Empire's End: Transnational Connections in the Hispanic World

Empire's End: Transnational Connections in the Hispanic World

The fall of the Spanish Empire: that period in the nineteenth century when it lost its colonies in Spanish America and the Philippines. How did it happen? What did the process of the "end of empire" look like? Empire's End considers the nation's imperial legacy beyond this period, all the way up to the present moment. In addition to scrutinizing the political, economic, and social implications of this "end," these chapters emphasize the cultural impact of this process through an analysis of a wide range of representations—literature, literary histories, periodical publications, scientific texts, national symbols, museums, architectural monuments, and tourist routes—that formed the basis of transnational connections and exchange. The book breaks new ground by addressing the ramifications of Spain's imperial project in relation to its former colonies, not only in Spanish America, but also in North Africa and the Philippines, thus generating new insights into the circuits of cultural exchange that link these four geographical areas that are rarely considered together. Empire's End showcases the work of scholars of literature, cultural studies, and history, centering on four interrelated issues crucial to understanding the end of the Spanish empire: the mappings of the Hispanic Atlantic, race, human rights, and the legacies of empire.

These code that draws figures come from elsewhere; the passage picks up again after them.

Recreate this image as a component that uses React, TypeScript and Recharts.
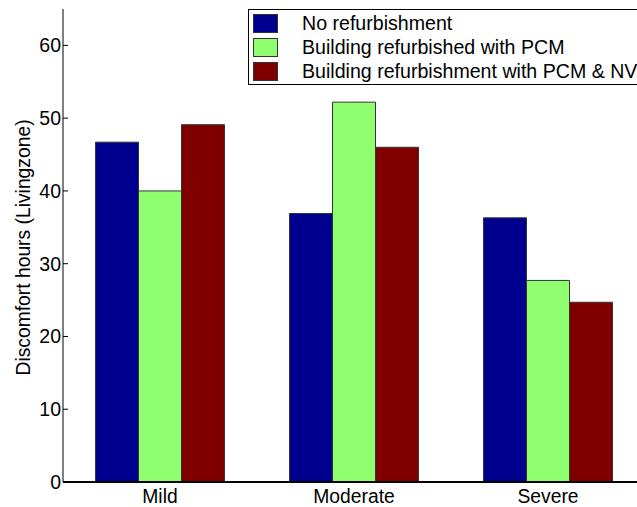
import React from 'react';
import { BarChart, Bar, XAxis, YAxis } from 'recharts';

const categories = ['Mild', 'Moderate', 'Severe'];
const noRefurb = [46.7, 36.9, 36.3];
const pcm = [40.0, 52.2, 27.7];
const pcmNv = [49.1, 46.0, 24.7];
const yTicks = [0, 10, 20, 30, 40, 50, 60];

const seriesNames = [
  'No refurbishment',
  'Building refurbished with PCM',
  'Building refurbishment with PCM & NV',
];
const colors = ['#00008f', '#8fff70', '#800000'];
const keys = ['a', 'b', 'c'];

const data = categories.map((c, i) => ({ name: c, a: noRefurb[i], b: pcm[i], c: pcmNv[i] }));

const FONT = '"Liberation Sans", Arial, Helvetica, sans-serif';

function LegendBox() {
  return (
    <div
      style={{
        position: 'absolute',
        left: 248,
        top: 9,
        width: 420,
        height: 76,
        background: '#fff',
        border: '1px solid #000',
        boxSizing: 'border-box',
        fontFamily: FONT,
        fontSize: 19.6,
        color: '#000',
      }}
    >
      {seriesNames.map((n, i) => (
        <div key={n} style={{ position: 'absolute', left: 0, top: 4 + i * 24, height: 20, width: 420 }}>
          <div
            style={{
              position: 'absolute',
              left: 4,
              top: 0,
              width: 25,
              height: 19,
              background: colors[i],
              border: '1px solid #333',
              boxSizing: 'border-box',
            }}
          />
          <div style={{ position: 'absolute', left: 53, top: -2, lineHeight: '22px', whiteSpace: 'nowrap' }}>{n}</div>
        </div>
      ))}
    </div>
  );
}

const TopTick = (p: any) => {
  const x = p.payload && typeof p.payload.coordinate === 'number' ? p.payload.coordinate : p.x;
  return <line x1={x} x2={x} y1={p.y} y2={p.y + 6} stroke="#555" strokeWidth={1.2} />;
};

export default function App() {
  return (
    <div style={{ position: 'absolute', left: 0, top: 0, width: 637, height: 507, overflow: 'hidden', background: '#fff' }}>
      <BarChart
        width={660}
        height={507}
        data={data}
        margin={{ top: 9, right: 15, left: 0, bottom: 0 }}
        barCategoryGap={32.5}
        barGap={0}
      >
        <XAxis
          dataKey="name"
          xAxisId="top"
          orientation="top"
          height={0}
          tick={TopTick}
          tickSize={0}
          tickMargin={0}
          tickLine={false}
          axisLine={{ stroke: '#000', strokeWidth: 1.5 }}
        />
        <XAxis
          dataKey="name"
          height={25}
          tickLine={false}
          tickSize={0}
          tickMargin={7}
          axisLine={{ stroke: '#000', strokeWidth: 2 }}
          tick={{ fill: '#000', fontSize: 19.3, fontFamily: FONT }}
        />
        <YAxis
          width={63}
          domain={[0, 65]}
          ticks={yTicks}
          interval={0}
          tickSize={-5}
          tickMargin={7}
          axisLine={{ stroke: '#000' }}
          tickLine={{ stroke: '#000' }}
          tick={{ fill: '#000', fontSize: 19.5, fontFamily: FONT }}
          label={{
            content: (props: any) => {
              const vb = props.viewBox || {};
              const cx = (vb.x || 0) + 23;
              const cy = (vb.y || 0) + (vb.height || 0) / 2 + 2;
              return (
                <text
                  x={cx}
                  y={cy}
                  transform={`rotate(-90 ${cx} ${cy})`}
                  textAnchor="middle"
                  dominantBaseline="central"
                  fontSize={19.3}
                  fontFamily={FONT}
                  fill="#000"
                >
                  Discomfort hours (Livingzone)
                </text>
              );
            },
          }}
        />
        {keys.map((k, i) => (
          <Bar key={k} dataKey={k} name={seriesNames[i]} fill={colors[i]} stroke="#333" strokeWidth={1} isAnimationActive={false} />
        ))}
      </BarChart>
      <LegendBox />
    </div>
  );
}
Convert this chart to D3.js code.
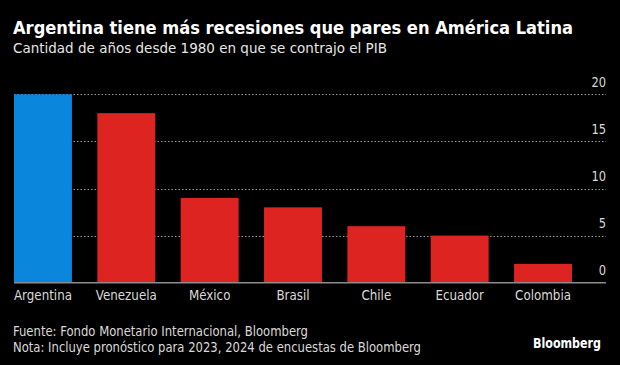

The Gaucho Juan Moreira: True Crime in Nineteenth-Century Argentina

The Gaucho Juan Moreira: True Crime in Nineteenth-Century Argentina

Argentinian writer Eduardo Gutiérrez (1851-1889) fashioned his seminal gauchesque novel from the prison records of the real Juan Moreira, a noble outlaw whose life and name became legendary in the Río de la Plata during the late 19th century.

 

John Chasteen's fast-moving, streamlined translation--the first ever into English--captures all of the sweeping romance and knife-wielding excitement of the original. William Acree's introduction and notes situate Juan Moreira in its literary and historical contexts. Numerous illustrations, a map of Moreira’s travels, a glossary of terms, and a select bibliography are all included.